Pundits say that Mutt might make a Veep pick as soon as this week, and as late as the middle of next month. Why the mystery? I’ll tell you; Mutt is going to be judging the sideshow each Veep
performer candidate puts on to see if he is crazy enough.
Ohio Sen. Rob Portman stalked President Obama yesterday when he visited Cincinnati, and put a sideshow for the local media in nearby Lebanon, OH.
His song and dance was like a Karoke Special “All you can drink while listening to conservative rhetoric and racist jokes.”
Louisiana Gov. Bobby Jindal put on a fundraiser for Mutt, and invited all of the local Klan members to attend. It was a formal Southern affair, with white hood and rope neckties being mandatory.
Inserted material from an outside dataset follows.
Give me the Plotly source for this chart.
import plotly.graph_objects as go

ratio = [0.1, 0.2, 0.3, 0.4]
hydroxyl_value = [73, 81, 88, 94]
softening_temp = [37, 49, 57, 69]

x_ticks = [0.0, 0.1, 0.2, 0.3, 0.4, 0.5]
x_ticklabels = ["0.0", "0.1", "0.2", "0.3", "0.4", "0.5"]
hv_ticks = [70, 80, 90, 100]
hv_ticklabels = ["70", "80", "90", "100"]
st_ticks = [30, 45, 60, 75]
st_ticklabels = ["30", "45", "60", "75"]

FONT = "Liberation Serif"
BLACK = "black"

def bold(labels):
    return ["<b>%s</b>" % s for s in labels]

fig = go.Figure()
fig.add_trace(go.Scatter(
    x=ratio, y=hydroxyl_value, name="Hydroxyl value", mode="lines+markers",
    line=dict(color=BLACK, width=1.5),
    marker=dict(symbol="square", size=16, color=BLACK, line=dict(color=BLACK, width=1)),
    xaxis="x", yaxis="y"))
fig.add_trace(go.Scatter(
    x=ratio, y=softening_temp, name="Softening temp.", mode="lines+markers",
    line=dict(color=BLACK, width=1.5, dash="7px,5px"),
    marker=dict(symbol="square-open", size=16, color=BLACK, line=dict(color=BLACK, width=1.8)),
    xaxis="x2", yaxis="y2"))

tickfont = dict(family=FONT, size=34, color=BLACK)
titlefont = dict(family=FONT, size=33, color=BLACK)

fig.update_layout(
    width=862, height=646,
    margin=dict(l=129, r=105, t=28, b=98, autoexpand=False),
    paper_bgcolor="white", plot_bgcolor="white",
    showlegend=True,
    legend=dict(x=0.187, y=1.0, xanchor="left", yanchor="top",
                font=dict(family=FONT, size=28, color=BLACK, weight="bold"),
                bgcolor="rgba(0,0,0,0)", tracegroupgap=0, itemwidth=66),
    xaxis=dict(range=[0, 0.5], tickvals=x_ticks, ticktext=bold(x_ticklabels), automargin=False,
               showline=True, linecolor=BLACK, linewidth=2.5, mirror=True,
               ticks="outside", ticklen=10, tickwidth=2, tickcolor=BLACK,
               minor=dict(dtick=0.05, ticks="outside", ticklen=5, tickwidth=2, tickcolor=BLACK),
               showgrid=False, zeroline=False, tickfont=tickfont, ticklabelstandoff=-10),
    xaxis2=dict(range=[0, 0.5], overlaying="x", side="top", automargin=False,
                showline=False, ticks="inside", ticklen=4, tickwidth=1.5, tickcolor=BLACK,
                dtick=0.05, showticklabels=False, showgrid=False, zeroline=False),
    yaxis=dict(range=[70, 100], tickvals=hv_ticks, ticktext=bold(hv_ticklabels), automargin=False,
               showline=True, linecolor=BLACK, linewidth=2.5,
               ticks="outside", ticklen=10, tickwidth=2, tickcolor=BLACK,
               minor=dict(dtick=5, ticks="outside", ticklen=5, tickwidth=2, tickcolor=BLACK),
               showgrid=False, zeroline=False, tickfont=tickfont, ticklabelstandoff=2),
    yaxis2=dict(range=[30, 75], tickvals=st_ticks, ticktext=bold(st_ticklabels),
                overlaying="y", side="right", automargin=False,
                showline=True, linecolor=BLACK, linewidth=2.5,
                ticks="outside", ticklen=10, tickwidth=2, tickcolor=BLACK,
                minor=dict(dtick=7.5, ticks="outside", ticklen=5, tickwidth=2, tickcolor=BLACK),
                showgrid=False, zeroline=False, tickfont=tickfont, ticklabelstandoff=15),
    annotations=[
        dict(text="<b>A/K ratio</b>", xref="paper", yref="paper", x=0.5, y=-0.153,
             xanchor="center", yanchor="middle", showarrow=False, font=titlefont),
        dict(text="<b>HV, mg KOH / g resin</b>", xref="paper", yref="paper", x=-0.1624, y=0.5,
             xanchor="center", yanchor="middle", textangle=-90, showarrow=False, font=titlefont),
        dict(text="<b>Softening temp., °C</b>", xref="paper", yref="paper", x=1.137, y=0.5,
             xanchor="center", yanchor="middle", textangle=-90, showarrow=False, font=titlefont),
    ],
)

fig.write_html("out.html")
Today, New Jersey Gov. Chris Christie will be sucking up to Romney big time by hosting two (yes, count em, two) fundraisers - in Atlanta and DC - with the help of his Casino, and corporate, connections.
The rumor is that the Koch brothers will make a surprise appearance at one of them, and will pass out political appointments to grease Mutt’s way to the White House.
I don’t know about you, but I can just feel the excitement brewing on the dark side (Get Our Piece Party) at the prospect of putting a puppet alongside Mutt.